Idiots in Corvettes, Ferrari, BMW, and Mercedes sportscars routinely speed-jockey down this strip while zipping in and out of lanes at speeds close to triple the speed limit. :mad: I have witnessed races/rages literally every time I have been on that Bergen County road over the years. Not Once have I ever seen an expensive car pulled over for a ticket, although I have seen older and cheaper cars with rust-holes pulled over.

A less affluent neighborhood may well have more pedestrian traffic. And the pedestrian traffic would actually be trying to go somewhere, as opposed to taking the jog-stroller out on a walking trail. That might be a reasonable (to me, anyway) reason to post a lower speed limit.

I actually see the opposite: lower speeds in more affluent neighborhoods. In the richer meighborhoods, you usuallyhave more actively involved parents and homeowners who are also more influential. Often they’ll agitate for lower speeds even where it’s not even warranted. In lower income neighborhoods, the residents often have less of a sense of ownership (and in Texas, may be immigrants who may not even realize they have a voice) and will just live with whatever is posted.
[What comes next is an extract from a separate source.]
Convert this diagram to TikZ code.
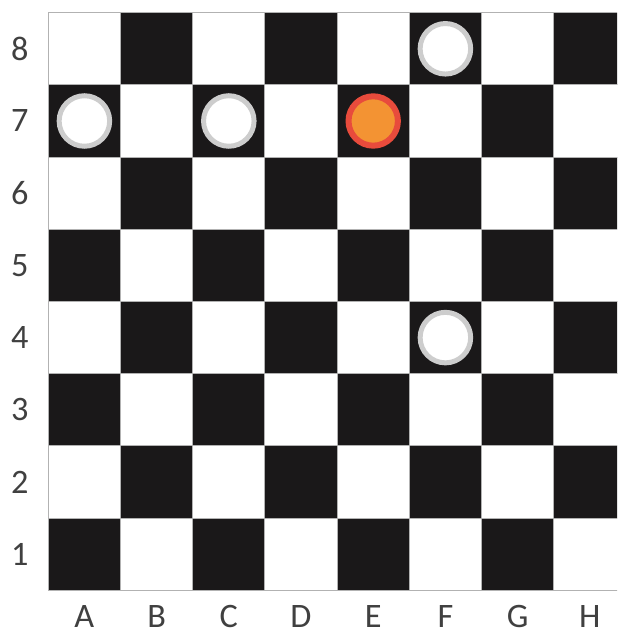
\documentclass[tikz,border=0pt]{standalone}
\usepackage{fontspec}
\setmainfont{Carlito}
\definecolor{boardblack}{HTML}{1A1819}
\definecolor{ringgray}{HTML}{CDCDCD}
\definecolor{ringred}{HTML}{E84B3C}
\definecolor{pieceorange}{HTML}{F39333}
\begin{document}
\begin{tikzpicture}[x=1cm, y=1cm,
    darksq/.style={fill=boardblack, draw=gray!60, line width=0.4pt},
    lightsq/.style={fill=white, draw=gray!60, line width=0.4pt},
    whitepiece/.style={circle, inner sep=0pt, minimum size=0.70cm, fill=white, draw=ringgray, line width=0.069cm},
    orangepiece/.style={circle, inner sep=0pt, minimum size=0.684cm, fill=pieceorange, draw=ringred, line width=0.083cm},
    boardlabel/.style={text=black!75, inner sep=0pt, font=\fontsize{13.5pt}{16pt}\selectfont}]
    \clip (-0.669,-0.536) rectangle (7.877,8.176);
    % Squares
    \foreach \c in {1,...,8}
        \foreach \r in {1,...,8} {
            \pgfmathtruncatemacro\parity{mod(\c+\r,2)}
            \ifnum\parity=0
                \draw[darksq] (\c-1,\r-1) rectangle (\c,\r);
            \else
                \draw[lightsq] (\c-1,\r-1) rectangle (\c,\r);
            \fi
        }
    % Labels
    \foreach \r in {1,...,8}
        \node (row\r) [boardlabel] at (-0.396,\r-0.5) {\r};
    \foreach \l [count=\c] in {A,B,C,D,E,F,G,H}
        \node (col\l) [boardlabel] at (\c-0.5,-0.36) {\l};
    % Pieces
    \node (pieceA7) [whitepiece] at (0.5,6.5) {};
    \node (pieceC7) [whitepiece] at (2.5,6.5) {};
    \node (pieceE7) [orangepiece] at (4.5,6.5) {};
    \node (pieceF8) [whitepiece] at (5.5,7.5) {};
    \node (pieceF4) [whitepiece] at (5.5,3.5) {};
\end{tikzpicture}
\end{document}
Actually, I noticed this in a way. If you go to the local traffic court, ask yourself if the people in the room proportionaltely reflect the class and race demographics of the county. The couple of times I have been, the people appearing seemed to be disproportionately low income ethnic minority.

And now ask yourself if there might be an even higher proportion of alluent people who don’t have to go to the local traffic court to take care of their tickets.

My (lawyer) brother regularly writes letters for his buddies who’ve gotten tickets, getting the charges switched to some other violation. They end up paying much higher fines, but don’t get points on their liscences, and don’t have to show up in traffic court. The last ticket I got, I just paid the fine by mail so I wouldn’t have to hassle with appearing in traffic court.

Anyway, to the OP, in this area all of the affluent areas have imposed very low speed limits through local ordinances. Unincorporated areas tend to be poorer (lower local taxes), and typically haven’t had the lower speed limits imposed locally, either.

Interesting. Like what?

I have no problem with this.

We drive safer cars, in better conditions with higher insurance coverage. Get the hell out of my way.

:wink:

Traffic court often deals with multiple offenders, delinquent notices, etc., so it’s not unreasonable to think that people who may not be able to afford to pay off a ticket, or have less free time to deal with bills and such would be more likely to get a summons vs. someone who’s more affluent and can afford the initial fine or is better about paying things on time.

I’ve never had him do it for me, so I’m not too familiar with his lawyery hijinks. It involved pleading to a different offense that had a higher fine – for some reason, I’m thinking “noise violation,” but that’s probably wrong – and the moving violation is switched to that. So the State gets more money, and doesn’t have to deal with a court case, and the defendant doesn’t get points on his license.

Generally my reaction to this is: :dubious: 'cause it’s basically removing the points-on-license control that’s supposed to keep bad drivers off the street. But as he points out, most people keep driving on suspended licenses, and “everybody does it.”

proceeding further in that kind of lawyer vs. engineer argument is pointless, so – like I said – I don’t know the details.

“defective equipment” is another nice catch all that they use to get their 150 or so while keeping your license clean. I got a bogus speeding ticket in Lousiville and one phone call to the prosecutor got me that and I was on my way.

What did you get a “defective equipment” ticket for?

Wealthy neighborhoods usually don’t have cars parked on the street, which makes it a safer driving zone. Regardless of the speed limit I’ve found residents in such neighborhoods deliberately drive slower than normal anyway.

And for clarification, “wealthy” isn’t a function of money as much as reference to a cultural state.